Houston, with no zoning and a come-on in attitude, more diverse and less regulated, would never have refused the gift of a major new museum as San Francisco’s Presidio did earlier this year.
Reading the Land Use task force recommendations today, I am pleased we allowed for different models in a large country. As others have noted, most Americans have chosen to live in single-family homes with yards for their greater space and safer streets and better schools. When we designed the task force agenda, we did not include an urban chapter. We didn’t consider we had enough new to say. Now that’s changing, even vehicle miles traveled is down in the United States, something I don’t recall ever happening before.
In 1989, Prime Minister Margaret Thatcher hosted a conference on protection of the ozone layer, about which she, a chemist, knew and cared a great deal. We spoke about politics and culture. I asked her why it was that British conservatives freely accepted highly restrictive planning restrictions, whereas in the United States they occasion the most angry and divisive controversies. She said, “We understand that, living in densely settled communities on a small island, we have to compromise to get along.”
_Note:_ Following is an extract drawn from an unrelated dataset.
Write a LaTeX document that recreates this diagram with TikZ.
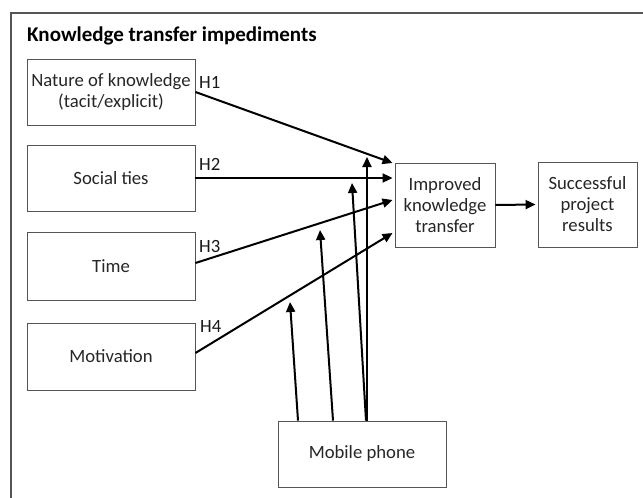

The United States has moved toward the vision the task force set out and the values and rules in many of our most beautiful areas are different than they were in the 1970’s. In others, where nature has been overcome, obliterated by sprawl, the new mooders’ fears have been realized. Where the culture is attuned to the environment, states and cities have found it possible to protect more aggressively and have persuaded courts to sustain them. In other areas, the culture and therefore the politics are different, and in both kinds of places, polling indicates relative satisfaction with the results.
Different models, but both more respectful of nature and the environment, I would argue, than 40 years ago. And as for the development preferences, different cultures.
What has made a big difference in California and Texas and everywhere else is local land trusts. I agreed to join the board of the Sonoma Land Trust on Tuesday. There are 1700 of them and they have conserved 47 million acres. Local volunteers do most of the work and their numbers are growing. Spending on monitoring and stewardship and enforcement of easements have more than doubled. There’s even a Cattlemen’s Trust in Colorado. The Land and Water Conservation Fund has supported 40,000 plus projects. Everybody likes the parks they finance.
As I look around American now, I am struck by how powerful are the portents of change, and how Americans’ responses to those portents can be so different. All of this will require new urban policies. Our response to climate change is not solely the province of environmental or energy policy. It is very much place-based policy, in the best sense. And it will require a change not just of city planning, but of the culture of cities, supported by citizens and all of the wisdom and creativity of the public and private sectors alike. I will close with a quotation from the distinguished Senator, Daniel Patrick Moynihan, who knew something about cities and about architecture and about wise government and getting hard things done:
“In some forty years of government work, I have learned one thing for certain…. The central conservative truth is that it is culture, not politics, that determines the success of a society. The central liberal truth is that politics can change a culture and save it from itself. Thanks to this interaction, we’re a better society in nearly all respects than we were.”